As yet, neither Euptelea has gained enough notice to be planted outside the largest gardens and collections. In the UK, E. pleiosperma remains slightly scarcer than E. polyandra (Tree Register 2023); in the United States by contrast, the majority of references are to E. pleiosperma, though Randy Stewart’s photographs in his ever-informative Future Plants blog suggest that some specimens grown as that species, like the one in the McCrillis Gardens in Maryland, are likely to be E. polyandra (Stewart 2010). A measure of both species’ obscurity in cultivation in the New World is their total omission from Michael Dirr’s nearly-comprehensive Manual of Woody Landscape Plants (Dirr 2009).

Euptelea appear to be short-lived as garden trees, even in near-ideal conditions. In the warmth and shelter of Agatha Christie’s old garden at Greenway in south Devon (UK), E. pleiosperma grew as a single-stemmed tree with a trunk 19 cm thick in 2004, but died not long after this. One long since lost was hardy enough to reach 6 m at the Royal Botanic Garden Edinburgh in 1967, while another, not confirmed to species level, has grown to 8 m still further north in the shelter of the walled gardens at Crathes Castle on Deeside.
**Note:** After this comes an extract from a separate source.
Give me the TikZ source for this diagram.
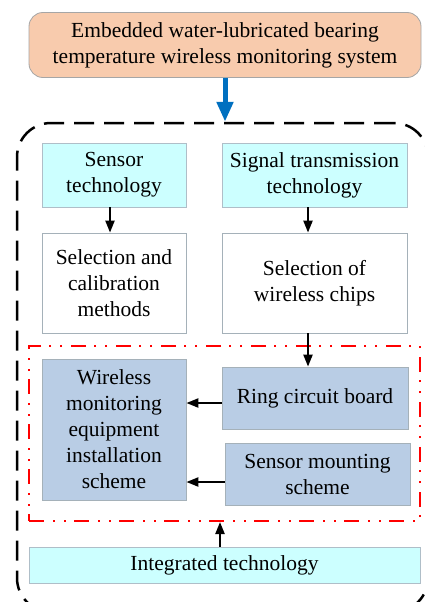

Among more recent re-introductions, SICH 1737 produces plants with exceptionally handsome foliage which have reached 9 m at Howick Hall in Northumberland (2018), while EN 3536 was the same height in south Cornwall in 2015. SICH 2446 is represented by smaller plants at the Valley Gardens, Windsor, and at Tregrehan in Cornwall (Tree Register 2023); three young specimens derived from this collection, planted in an open position, were killed outright by a late frost in May 2020 at the Yorkshire Arboretum, being caught as sap was in full flow (J. Grimshaw pers. comm. 2023). Nurseries advertising E. pleiosperma online in 2022–3 included Mallet Court and Burncoose in England, Herrenkamper Gärden in Germany, Broken Arrow Nursery in the United States and Greenleaf Nurseries in New Zealand.